Rows from a dataset of charts and code
::::

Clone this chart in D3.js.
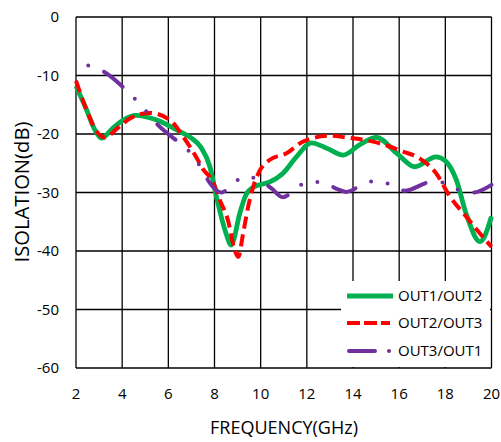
<!DOCTYPE html>
<html><head><meta charset="utf-8">
<script src="https://cdn.jsdelivr.net/npm/d3@7"></script>
<style>body{margin:0;background:#fff}svg{display:block}</style>
</head><body>
<svg id="c" width="501" height="442"></svg>
<script>
const xTicks = [2,4,6,8,10,12,14,16,18,20];
const yTicks = [0,-10,-20,-30,-40,-50,-60];
const seriesNames = ["OUT1/OUT2","OUT2/OUT3","OUT3/OUT1"];
const out12 = [[2,-11.8],[2.46,-15.9],[2.82,-19.3],[3.1,-20.7],[3.6,-19.0],[4.05,-17.6],[4.6,-16.8],[5.5,-17.6],[6.5,-19.6],[7.0,-20.7],[7.4,-22.2],[7.8,-25.6],[8.1,-31.0],[8.5,-37.0],[8.72,-39.0],[9.1,-33.5],[9.35,-30.5],[9.68,-29.1],[10.4,-28.2],[10.97,-26.7],[11.55,-23.9],[12.2,-21.5],[12.9,-22.5],[13.57,-23.6],[14.3,-21.8],[15.02,-20.6],[15.9,-23.3],[16.68,-25.6],[17.6,-23.9],[18.0,-24.6],[18.48,-27.9],[18.9,-33.6],[19.5,-38.4],[20,-34.1]];
const out23 = [[2,-10.9],[2.46,-15.9],[2.85,-19.3],[3.26,-20.6],[3.8,-19.0],[4.4,-17.2],[5.2,-16.4],[6.07,-17.6],[6.65,-20.5],[7.2,-23.9],[7.5,-26.0],[7.94,-28.2],[8.2,-31.0],[8.6,-35.0],[8.85,-39.5],[9.03,-41.0],[9.24,-37.0],[9.46,-32.4],[9.68,-29.0],[9.97,-26.2],[10.4,-24.4],[11.12,-23.3],[11.84,-21.3],[13.0,-20.3],[13.7,-20.6],[14.87,-21.3],[16.17,-23.0],[16.9,-24.2],[17.6,-26.7],[18.2,-30.7],[18.9,-34.1],[19.5,-37.0],[20,-39.3]];
const out31 = [[2.53,-8.3],[3.18,-9.3],[4.12,-12.3],[4.63,-14.3],[5.1,-16.4],[5.56,-18.5],[6.5,-21.6],[7.05,-23.6],[7.44,-25.9],[7.8,-28.4],[8.3,-30.0],[8.77,-28.7],[9.29,-27.2],[9.94,-27.9],[10.47,-29.3],[10.95,-30.8],[11.48,-29.6],[12.0,-28.2],[12.66,-28.2],[13.3,-29.4],[13.7,-29.9],[14.4,-28.7],[15.0,-28.0],[15.67,-28.7],[16.24,-29.7],[17.4,-28.2],[18.05,-28.4],[18.65,-29.7],[19.2,-30.0],[20,-28.7]];

const svg = d3.select("#c");
const FONT = "'Open Sans', sans-serif";
const x = d3.scaleLinear().domain([2,20]).range([76,491.5]);
const y = d3.scaleLinear().domain([-60,0]).range([368,17]);

// grid
const g = svg.append("g");
g.selectAll(".vx").data(xTicks).enter().append("line")
  .attr("x1",d=>x(d)).attr("x2",d=>x(d)).attr("y1",y(0)).attr("y2",y(-60))
  .attr("stroke","#000").attr("stroke-width",1.3);
g.selectAll(".hy").data(yTicks).enter().append("line")
  .attr("x1",x(2)).attr("x2",x(20)).attr("y1",d=>y(d)).attr("y2",d=>y(d))
  .attr("stroke","#000").attr("stroke-width",1.3);

const line = d3.line().x(d=>x(d[0])).y(d=>y(d[1])).curve(d3.curveMonotoneX);
const colors = ["#00B050","#FF0000","#7030A0"];

svg.append("path").attr("d",line(out12)).attr("fill","none").attr("stroke",colors[0]).attr("stroke-width",4.8);
svg.append("path").attr("d",line(out23)).attr("fill","none").attr("stroke",colors[1]).attr("stroke-width",4)
  .attr("stroke-dasharray","12 6");
svg.append("path").attr("d",line(out31)).attr("fill","none").attr("stroke",colors[2]).attr("stroke-width",4)
  .attr("stroke-linecap","round").attr("stroke-dasharray","24 17 0 17 0 17").attr("stroke-dashoffset",58);

// legend
const lg = svg.append("g");
lg.append("rect").attr("x",341).attr("y",281).attr("width",149).attr("height",86).attr("fill","#fff");
const rows = [296,323,351];
lg.append("line").attr("x1",347).attr("x2",393).attr("y1",rows[0]).attr("y2",rows[0]).attr("stroke",colors[0]).attr("stroke-width",4.8);
lg.append("line").attr("x1",347).attr("x2",390).attr("y1",rows[1]).attr("y2",rows[1]).attr("stroke",colors[1]).attr("stroke-width",4).attr("stroke-dasharray","13 4");
lg.append("line").attr("x1",349).attr("x2",391).attr("y1",rows[2]).attr("y2",rows[2]).attr("stroke",colors[2]).attr("stroke-width",4).attr("stroke-linecap","round").attr("stroke-dasharray","26 14 0 100");
lg.selectAll("text").data(seriesNames).enter().append("text")
  .attr("x",398).attr("y",(d,i)=>rows[i]).attr("dy","0.35em")
  .attr("font-family",FONT).attr("font-size",15).attr("fill","#000").text(d=>d);

// tick labels
svg.selectAll(".xl").data(xTicks).enter().append("text")
  .attr("x",d=>x(d)).attr("y",394).attr("dy","0.35em").attr("text-anchor","middle")
  .attr("font-family",FONT).attr("font-size",15).text(d=>d);
svg.selectAll(".yl").data(yTicks).enter().append("text")
  .attr("x",59).attr("y",d=>y(d)).attr("dy","0.35em").attr("text-anchor","end")
  .attr("font-family",FONT).attr("font-size",15).text(d=>d);

// titles
function fit(t, target){ const w=t.node().getComputedTextLength(); t.attr("font-size",18*target/w); }
const xt = svg.append("text").attr("x",284).attr("y",428).attr("dy","0.35em").attr("text-anchor","middle")
  .attr("font-family",FONT).attr("font-size",18).text("FREQUENCY(GHz)");
fit(xt,148);
const yt = svg.append("text").attr("transform","translate(22,192) rotate(-90)").attr("dy","0.35em").attr("text-anchor","middle")
  .attr("font-family",FONT).attr("font-size",18).text("ISOLATION(dB)");
fit(yt,141);
</script>
</body></html>
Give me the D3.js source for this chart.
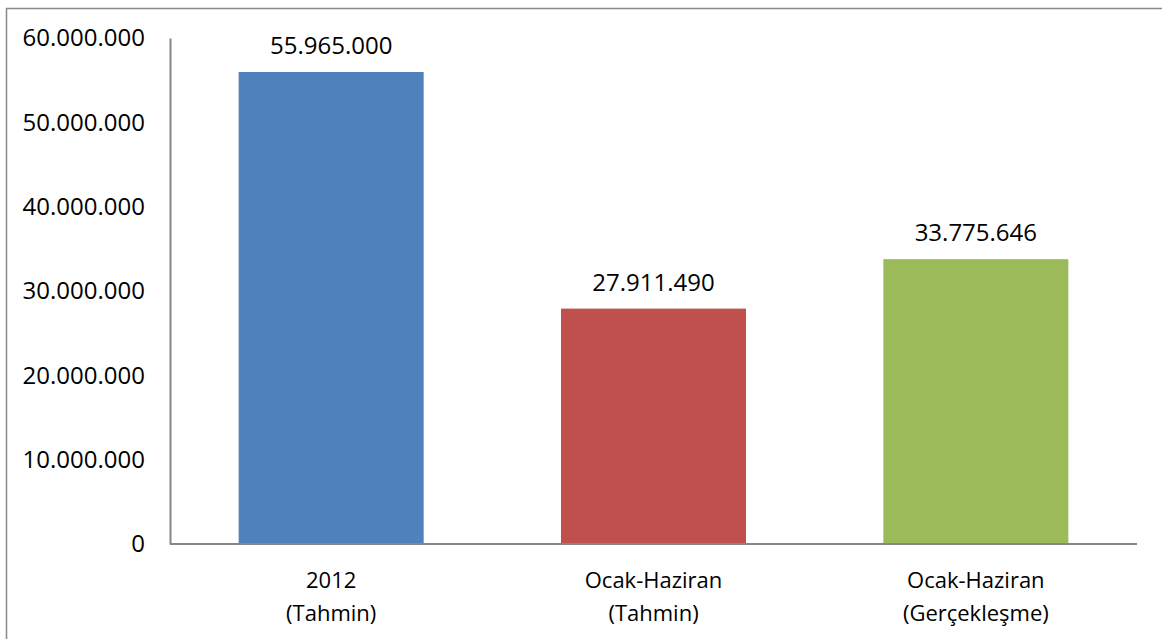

::::

Leave the pictures out and output the rest of the listing exactly.

▶ _Response below_:
Clone this chart in D3.js.
<!DOCTYPE html>
<html><head><meta charset="utf-8">
<script src="https://cdn.jsdelivr.net/npm/d3@7"></script>
<style>body{margin:0;background:#fff}svg{display:block}</style>
</head><body>
<svg id="c" width="501" height="442"></svg>
<script>
const xTicks = [2,4,6,8,10,12,14,16,18,20];
const yTicks = [0,-10,-20,-30,-40,-50,-60];
const seriesNames = ["OUT1/OUT2","OUT2/OUT3","OUT3/OUT1"];
const out12 = [[2,-11.8],[2.46,-15.9],[2.82,-19.3],[3.1,-20.7],[3.6,-19.0],[4.05,-17.6],[4.6,-16.8],[5.5,-17.6],[6.5,-19.6],[7.0,-20.7],[7.4,-22.2],[7.8,-25.6],[8.1,-31.0],[8.5,-37.0],[8.72,-39.0],[9.1,-33.5],[9.35,-30.5],[9.68,-29.1],[10.4,-28.2],[10.97,-26.7],[11.55,-23.9],[12.2,-21.5],[12.9,-22.5],[13.57,-23.6],[14.3,-21.8],[15.02,-20.6],[15.9,-23.3],[16.68,-25.6],[17.6,-23.9],[18.0,-24.6],[18.48,-27.9],[18.9,-33.6],[19.5,-38.4],[20,-34.1]];
const out23 = [[2,-10.9],[2.46,-15.9],[2.85,-19.3],[3.26,-20.6],[3.8,-19.0],[4.4,-17.2],[5.2,-16.4],[6.07,-17.6],[6.65,-20.5],[7.2,-23.9],[7.5,-26.0],[7.94,-28.2],[8.2,-31.0],[8.6,-35.0],[8.85,-39.5],[9.03,-41.0],[9.24,-37.0],[9.46,-32.4],[9.68,-29.0],[9.97,-26.2],[10.4,-24.4],[11.12,-23.3],[11.84,-21.3],[13.0,-20.3],[13.7,-20.6],[14.87,-21.3],[16.17,-23.0],[16.9,-24.2],[17.6,-26.7],[18.2,-30.7],[18.9,-34.1],[19.5,-37.0],[20,-39.3]];
const out31 = [[2.53,-8.3],[3.18,-9.3],[4.12,-12.3],[4.63,-14.3],[5.1,-16.4],[5.56,-18.5],[6.5,-21.6],[7.05,-23.6],[7.44,-25.9],[7.8,-28.4],[8.3,-30.0],[8.77,-28.7],[9.29,-27.2],[9.94,-27.9],[10.47,-29.3],[10.95,-30.8],[11.48,-29.6],[12.0,-28.2],[12.66,-28.2],[13.3,-29.4],[13.7,-29.9],[14.4,-28.7],[15.0,-28.0],[15.67,-28.7],[16.24,-29.7],[17.4,-28.2],[18.05,-28.4],[18.65,-29.7],[19.2,-30.0],[20,-28.7]];

const svg = d3.select("#c");
const FONT = "'Open Sans', sans-serif";
const x = d3.scaleLinear().domain([2,20]).range([76,491.5]);
const y = d3.scaleLinear().domain([-60,0]).range([368,17]);

// grid
const g = svg.append("g");
g.selectAll(".vx").data(xTicks).enter().append("line")
  .attr("x1",d=>x(d)).attr("x2",d=>x(d)).attr("y1",y(0)).attr("y2",y(-60))
  .attr("stroke","#000").attr("stroke-width",1.3);
g.selectAll(".hy").data(yTicks).enter().append("line")
  .attr("x1",x(2)).attr("x2",x(20)).attr("y1",d=>y(d)).attr("y2",d=>y(d))
  .attr("stroke","#000").attr("stroke-width",1.3);

const line = d3.line().x(d=>x(d[0])).y(d=>y(d[1])).curve(d3.curveMonotoneX);
const colors = ["#00B050","#FF0000","#7030A0"];

svg.append("path").attr("d",line(out12)).attr("fill","none").attr("stroke",colors[0]).attr("stroke-width",4.8);
svg.append("path").attr("d",line(out23)).attr("fill","none").attr("stroke",colors[1]).attr("stroke-width",4)
  .attr("stroke-dasharray","12 6");
svg.append("path").attr("d",line(out31)).attr("fill","none").attr("stroke",colors[2]).attr("stroke-width",4)
  .attr("stroke-linecap","round").attr("stroke-dasharray","24 17 0 17 0 17").attr("stroke-dashoffset",58);

// legend
const lg = svg.append("g");
lg.append("rect").attr("x",341).attr("y",281).attr("width",149).attr("height",86).attr("fill","#fff");
const rows = [296,323,351];
lg.append("line").attr("x1",347).attr("x2",393).attr("y1",rows[0]).attr("y2",rows[0]).attr("stroke",colors[0]).attr("stroke-width",4.8);
lg.append("line").attr("x1",347).attr("x2",390).attr("y1",rows[1]).attr("y2",rows[1]).attr("stroke",colors[1]).attr("stroke-width",4).attr("stroke-dasharray","13 4");
lg.append("line").attr("x1",349).attr("x2",391).attr("y1",rows[2]).attr("y2",rows[2]).attr("stroke",colors[2]).attr("stroke-width",4).attr("stroke-linecap","round").attr("stroke-dasharray","26 14 0 100");
lg.selectAll("text").data(seriesNames).enter().append("text")
  .attr("x",398).attr("y",(d,i)=>rows[i]).attr("dy","0.35em")
  .attr("font-family",FONT).attr("font-size",15).attr("fill","#000").text(d=>d);

// tick labels
svg.selectAll(".xl").data(xTicks).enter().append("text")
  .attr("x",d=>x(d)).attr("y",394).attr("dy","0.35em").attr("text-anchor","middle")
  .attr("font-family",FONT).attr("font-size",15).text(d=>d);
svg.selectAll(".yl").data(yTicks).enter().append("text")
  .attr("x",59).attr("y",d=>y(d)).attr("dy","0.35em").attr("text-anchor","end")
  .attr("font-family",FONT).attr("font-size",15).text(d=>d);

// titles
function fit(t, target){ const w=t.node().getComputedTextLength(); t.attr("font-size",18*target/w); }
const xt = svg.append("text").attr("x",284).attr("y",428).attr("dy","0.35em").attr("text-anchor","middle")
  .attr("font-family",FONT).attr("font-size",18).text("FREQUENCY(GHz)");
fit(xt,148);
const yt = svg.append("text").attr("transform","translate(22,192) rotate(-90)").attr("dy","0.35em").attr("text-anchor","middle")
  .attr("font-family",FONT).attr("font-size",18).text("ISOLATION(dB)");
fit(yt,141);
</script>
</body></html>
Give me the D3.js source for this chart.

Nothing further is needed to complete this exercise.